I confess that I have not yet conquered laziness, lust, and pride. In fact, I struggle with each of those most every day, among several other evil desires. The difference between me and David (or me and any adulterer or murderer) is that my evil desires manifest themselves in other ways that aren't deal breakers.

I'm tempted by laziness every day. Sometimes I'm distracted at work. Sometimes I look for shortcuts or plagiarize. I sometimes neglect to help those in need because it requires work. I indulge in too much TV. I sit idly far too often. I even seek idle time. Choosing idle time over productive time was the beginning of David's fall. 

We live in a sex-obsessed society that glorifies lust. We don't have to look for things to incite these desires; they find us. We will confront strong desires for the forbidden, and this isn't limited only to sexual desires.
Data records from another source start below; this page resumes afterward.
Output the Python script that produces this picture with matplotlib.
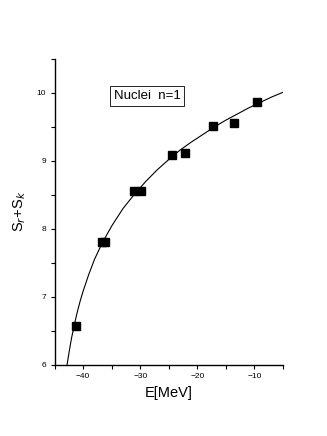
import matplotlib
matplotlib.use('Agg')
import matplotlib.pyplot as plt
from matplotlib.ticker import MultipleLocator

plt.rcParams['font.family'] = ['Liberation Sans', 'DejaVu Sans']

# Pontos medidos
energia = [-41.2, -36.7, -36.1, -31.0, -29.8, -24.5, -22.1, -17.2, -13.5, -9.5]
soma_s = [6.57, 7.80, 7.80, 8.56, 8.56, 9.09, 9.11, 9.52, 9.56, 9.87]

# Curva ajustada
curva_x = [-42.8, -42.4, -42.0, -41.5, -41.0, -40.5, -40.0, -39.0, -38.0, -37.0,
           -36.0, -35.0, -33.0, -31.0, -29.0, -27.0, -25.0, -23.0, -21.0, -19.0,
           -17.0, -15.0, -13.0, -11.0, -9.0, -7.0, -5.0]
curva_y = [6.00, 6.21, 6.40, 6.60, 6.78, 6.94, 7.08, 7.33, 7.55, 7.73,
           7.89, 8.04, 8.30, 8.51, 8.70, 8.87, 9.02, 9.16, 9.28, 9.39,
           9.50, 9.60, 9.69, 9.78, 9.86, 9.94, 10.01]

fig = plt.figure(figsize=(3.27, 4.36), dpi=100)
ax = fig.add_axes([0.1667, 0.1635, 0.6987, 0.7012])

ax.plot(curva_x, curva_y, color='black', linewidth=0.8)
ax.plot(energia, soma_s, linestyle='none', marker='s', color='black', markersize=5.5)

ax.set_xlim(-45, -5)
ax.set_ylim(6, 10.5)
ax.xaxis.set_major_locator(MultipleLocator(10))
ax.xaxis.set_minor_locator(MultipleLocator(5))
ax.yaxis.set_major_locator(MultipleLocator(1))
ax.yaxis.set_minor_locator(MultipleLocator(0.5))

for lado in ['top', 'right']:
    ax.spines[lado].set_visible(False)
for lado in ['left', 'bottom']:
    ax.spines[lado].set_linewidth(1.0)

ax.tick_params(which='both', direction='out', length=3, width=0.8, labelsize=6, pad=3)

ax.set_xlabel('E[MeV]', fontsize=10.5, labelpad=4)
ax.set_ylabel('S$_r$+S$_k$', fontsize=10.5, labelpad=6)

ax.text(0.405, 0.879, 'Nuclei  n=1', transform=ax.transAxes, fontsize=9.5,
        ha='center', va='center',
        bbox=dict(boxstyle='square,pad=0.3', facecolor='white', edgecolor='black', linewidth=0.6))

fig.savefig('out.png', dpi=100)
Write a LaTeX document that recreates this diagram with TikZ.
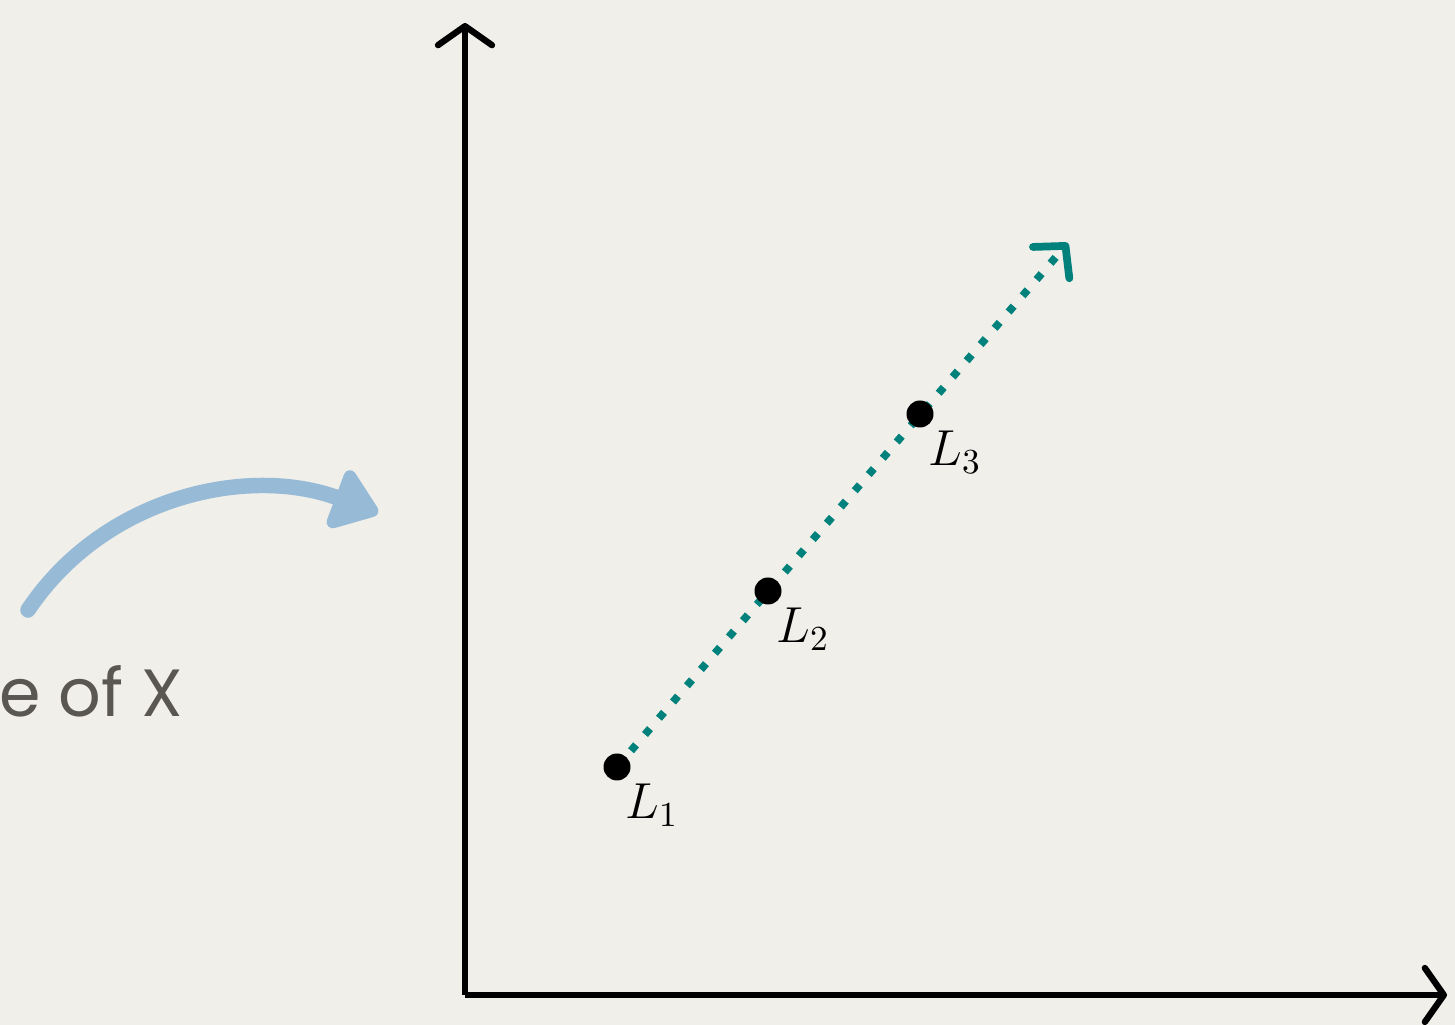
\documentclass[tikz,border=0pt]{standalone}
\usepackage{fontspec}
\newfontfamily\notefont{Poppins}
\usetikzlibrary{positioning,calc,arrows.meta,backgrounds}
\definecolor{paper}{HTML}{F0EFEA}
\definecolor{trendteal}{HTML}{00817C}
\definecolor{hintblue}{HTML}{97BAD6}
\definecolor{notegray}{HTML}{5A5651}
\tikzset{
  axis/.style={line width=1.8pt,-{Straight Barb[round,length=1.9mm,width=5.4mm]}},
  point/.style={circle,fill=black,minimum size=2.7mm,inner sep=0},
  lab/.style={font=\fontsize{14}{16}\selectfont},
  % the trend line is dotted, its tip drawn solid
  trend/.style={trendteal,line width=2.2pt,dash pattern=on 2.2pt off 3.9pt,
                -{Straight Barb[round,length=2.2mm,width=4.8mm]}},
  hint/.style={hintblue,line width=4.4pt,line cap=round,
               -{Triangle[round,length=5mm,width=7mm]}},
  note/.style={notegray,font=\notefont\fontsize{19}{23}\selectfont},
}
\begin{document}
\begin{tikzpicture}
  \useasboundingbox (0,0) rectangle (14.55,10.25);
  % axes
  \coordinate (O) at (4.65,0.30);
  \coordinate (ytip) at (4.65,10.02);
  \coordinate (xtip) at (14.47,0.30);
  \draw[axis] (O) -- (ytip);
  \draw[axis] (O) -- (xtip);
  % the points and their labels
  \foreach \i/\x/\y in {1/6.17/2.58, 2/7.68/4.34, 3/9.20/6.11} {
    \node[point] (L\i) at (\x,\y) {};
    \node[lab] (l\i) at ($(L\i)+(0.35,-0.38)$) {$L_\i$};
  }
  \coordinate (ttip) at (10.68,7.82);
  \begin{pgfonlayer}{background}
    \fill[paper] (0,0) rectangle (14.55,10.25);
    \draw[trend] (L1.center) -- (ttip);
  \end{pgfonlayer}
  % the hint on the left
  \node[note,anchor=base east] (hinttext) at (1.95,3.08) {ne of X};
  \coordinate (hstart) at (0.28,4.15);
  \coordinate (htip) at (3.78,5.12);
  \draw[hint] (hstart) .. controls (1.05,5.3) and (2.5,5.6) .. (htip);
\end{tikzpicture}
\end{document}
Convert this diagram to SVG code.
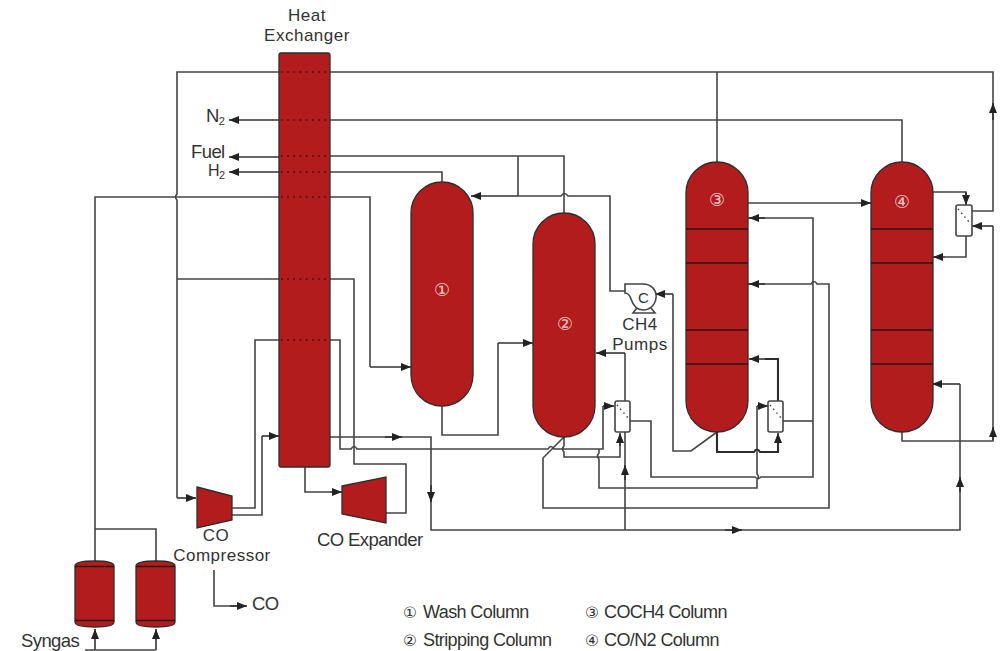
<svg xmlns="http://www.w3.org/2000/svg" width="1000" height="651" viewBox="0 0 1000 651">
<style>
text{font-family:"Liberation Sans","DejaVu Sans",sans-serif;fill:#333;font-size:18.500px;letter-spacing:-.6px}
.c{text-anchor:middle}
.w{font-size:17px;letter-spacing:.5px}
.n{fill:#eec9c9;font-size:18px;text-anchor:middle;letter-spacing:0}
.lg{font-size:18px}
.m{font-size:15.500px;letter-spacing:0}
.sub{font-size:11px}
.v{fill:#b21c1c;stroke:#2e2e2e;stroke-width:1.3}
.t{fill:none;stroke:#2a1414;stroke-width:1.4}
.l{fill:none;stroke:#444;stroke-width:1.6}
.b{fill:none;stroke:#2c2c2c;stroke-width:2.100}
.a{fill:none;stroke:#333;stroke-width:1.6;marker-end:url(#ah)}
.d{fill:none;stroke:#3a1010;stroke-width:1.6;stroke-dasharray:1.6 4.6}
.r{fill:#fff;stroke:#444;stroke-width:1.6}
.rd{fill:none;stroke:#333;stroke-width:1.4;stroke-dasharray:1.4 3.6}
</style>
<defs>
<marker id="ah" markerUnits="userSpaceOnUse" markerWidth="11" markerHeight="9" refX="10" refY="4.5" orient="auto"><path d="M0 .5L10 4.5L0 8.5z" fill="#222"/></marker>
</defs>
<g id="connectors">
<path class="l" d="M279 72H177V194q-3 3 0 6V279M177 279V498"/>
<path class="a" d="M177 498H196"/>
<path class="l" d="M177 279H279"/>
<path class="l" d="M330 72H993V211H972"/>
<path class="a" d="M993 120V103"/>
<path class="l" d="M717 72V162"/>
<path class="l" d="M902 162V120H330"/>
<path class="a" d="M279 120H229"/>
<path class="l" d="M564 213V156H330"/>
<path class="a" d="M279 157H229"/>
<path class="l" d="M518 156V196"/>
<path class="l" d="M442 182V172H330"/>
<path class="a" d="M279 172H229"/>
<path class="l" d="M625 291H610V196H568q-3.500-5-7 0H518"/>
<path class="a" d="M518 196H471"/>
<path class="l" d="M279 197H95V561"/>
<path class="l" d="M330 197H370V367"/>
<path class="a" d="M370 367H411"/>
<path class="l" d="M95 529H156V561"/>
<path class="l" d="M330 279H354V464H406V513H386"/>
<path class="l" d="M279 340H255V508H232"/>
<path class="l" d="M232 515H262V436"/>
<path class="a" d="M262 436H279"/>
<path class="l" d="M330 340H340V449H351q3-5 6 0H548q3-5 6 0H603V406"/>
<path class="a" d="M603 406H614"/>
<path class="l" d="M330 437H431V530H960V384"/>
<path class="a" d="M385 437H402"/>
<path class="a" d="M431 485V502"/>
<path class="a" d="M725 530H742"/>
<path class="a" d="M960 492V477"/>
<path class="a" d="M960 384H932"/>
<path class="l" d="M625 530V432M625 401V353"/>
<path class="a" d="M625 480V465"/>
<path class="a" d="M625 353H596"/>
<path class="l" d="M564 437V446q-3 3 0 6V457H620V442"/>
<path class="a" d="M620 446V433"/>
<path class="l" d="M564 437L543 458V508H829V284H817q-3-5-6 0H748"/>
<path class="a" d="M765 284H749"/>
<path class="l" d="M748 218H813V477H761q-3 3-6 0H651V421H630"/>
<path class="a" d="M765 218H749"/>
<path class="l" d="M813 421H783"/>
<path class="l" d="M599 449V453q-3 3 0 6V488H757V480q3-3 0-6V406"/>
<path class="a" d="M757 406H768"/>
<path class="b" d="M778 401V359H765"/>
<path class="a" d="M765 359H749"/>
<path class="b" d="M717 432V452H754q3-5 6 0H778V442"/>
<path class="a" d="M778 446V433"/>
<path class="l" d="M717 432L691 451H673V294"/>
<path class="a" d="M673 294H655"/>
<path class="l" d="M442 406V435H498V343"/>
<path class="a" d="M498 343H533"/>
<path class="l" d="M748 203H860"/>
<path class="a" d="M860 203H871"/>
<path class="l" d="M932 192H966V200"/>
<path class="a" d="M966 192V205"/>
<path class="l" d="M966 236V257H945"/>
<path class="a" d="M945 257H933"/>
<path class="l" d="M993 226V441H902V432"/>
<path class="a" d="M993 440V427"/>
<path class="a" d="M993 226H972"/>
<path class="l" d="M305 467V492H330"/>
<path class="a" d="M330 492H342"/>
<path class="a" d="M95 650V629"/>
<path class="a" d="M156 650V629"/>
<path class="l" d="M85 650H156"/>
<path class="l" d="M214 570V606H240"/>
<path class="a" d="M230 606H247"/>
</g>
<g id="heat-exchanger">
<rect class="v" x="279" y="53" width="51" height="414" rx="2"/>
<path class="d" d="M281 72H330M281 120H330M281 156H330M281 172H330M281 197H330M281 279H330M281 340H330"/>
<text class="c w" x="307" y="21">Heat</text>
<text class="c w" x="307" y="41">Exchanger</text>
</g>
<g id="wash-column">
<path class="v" d="M411 213A31 31 0 0 1 473 213V375A31 31 0 0 1 411 375Z"/>
<text class="n" x="442" y="296">①</text>
</g>
<g id="stripping-column">
<path class="v" d="M533 244A31 31 0 0 1 595 244V406A31 31 0 0 1 533 406Z"/>
<text class="n" x="565" y="330">②</text>
</g>
<g id="coch4-column">
<path class="v" d="M686 193A31 31 0 0 1 748 193V401A31 31 0 0 1 686 401Z"/>
<path class="t" d="M686 229H748M686 263H748M686 330H748M686 364H748"/>
<text class="n" x="717" y="206">③</text>
</g>
<g id="co-n2-column">
<path class="v" d="M871 193A31 31 0 0 1 933 193V401A31 31 0 0 1 871 401Z"/>
<path class="t" d="M871 229H933M871 263H933M871 330H933M871 364H933"/>
<text class="n" x="902" y="208">④</text>
</g>
<g id="reboiler-2">
<rect class="r" x="615" y="401" width="15" height="31" rx="2"/>
<path class="rd" d="M617 405L629 419"/>
</g>
<g id="reboiler-3">
<rect class="r" x="768" y="401" width="15" height="31" rx="2"/>
<path class="rd" d="M770 405L782 419"/>
</g>
<g id="reboiler-4">
<rect class="r" x="956" y="205" width="16" height="31" rx="2"/>
<path class="rd" d="M958 209L970 223"/>
</g>
<g id="ch4-pumps">
<path fill="#fff" stroke="#444" stroke-width="1.600" d="M625 293V284H643C652 284 657 291 656 298C655 306 649 310 643 310C637 310 633 305 631 299C630 296 628 293 625 293Z"/>
<path fill="none" stroke="#444" stroke-width="1.600" d="M637 308L633 313H655L651 308M634 313H654"/>
<text class="c" x="643" y="303" style="font-size:15px">C</text>
<text class="c w" x="640" y="330">CH4</text>
<text class="c w" x="640" y="350">Pumps</text>
</g>
<g id="co-compressor">
<path class="v" d="M197 487L232 496V520L197 528Z"/>
<text class="c w" x="216" y="541">CO</text>
<text class="c w" x="222" y="561">Compressor</text>
</g>
<g id="co-expander">
<path class="v" d="M342 486L386 477V523L342 514Z"/>
<text x="317" y="546">CO Expander</text>
</g>
<g id="vessel-1">
<path class="v" d="M75 566Q75 561 95 561Q114 561 114 566V622Q114 627 95 627Q75 627 75 622Z"/>
<path class="t" d="M75 566.500H114M75 620.500H114"/>
</g>
<g id="vessel-2">
<path class="v" d="M136 566Q136 561 156 561Q175 561 175 566V622Q175 627 156 627Q136 627 136 622Z"/>
<path class="t" d="M136 566.500H175M136 620.500H175"/>
</g>
<g id="labels">
<text x="206" y="122">N<tspan class="sub" dy="3">2</tspan></text>
<text x="191" y="158">Fuel</text>
<text x="208" y="176" style="font-size:16px">H<tspan class="sub" dy="3">2</tspan></text>
<text x="21" y="646.500">Syngas</text>
<text x="252" y="610">CO</text>
<text class="m" x="403" y="618">①</text><text class="lg" x="423" y="618">Wash Column</text>
<text class="m" x="403" y="646">②</text><text class="lg" x="423" y="646">Stripping Column</text>
<text class="m" x="585" y="618">③</text><text class="lg" x="604" y="618">COCH4 Column</text>
<text class="m" x="585" y="646">④</text><text class="lg" x="604" y="646">CO/N2 Column</text>
</g>
</svg>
It happens to everyone. The desire for the forbidden is one of our enemy's strongest and oldest weapons (Genesis 3:6). It seems very dangerous to me to think that I have it conquered or that I can legislate away a desire for the forbidden. Most every day I notice things that are desirable, but that I shouldn't have. And those desires are both dangerous and strong. David was enticed by the forbidden, even though (or maybe exactly because) he knew it was forbidden.

Over and over I struggle with pride. Even my near automatic categorization of others' sins is ugly pride. My sins are weaknesses. Others' sins are deal breakers. How often do I paint myself white after a mistake? How often do I say something hurtful and then try to soften it by saying "I didn't mean it that way?" How often do I avoid apologizing? I want people to like me and think I'm good, and sometimes, my desire to make myself look good ends up in harm to someone else. David was willing to harm and even kill Uriah to avoid looking bad.

I hope my description of my own struggles with the same evil desires David had was foreign to every reader, but I suspect it was not. I have every one of those evil desires that David had, and I believe that David was a better man than I am. So why are my sins not as bad as his? The key difference between me and David is that my desires aren't manifesting themselves in the form of deal breakers. So, that brings me to the questions I want to ask. Are my sins really not that bad? Are others' sins really worse than mine? Can sins be categorized? If so, what is the worst sin?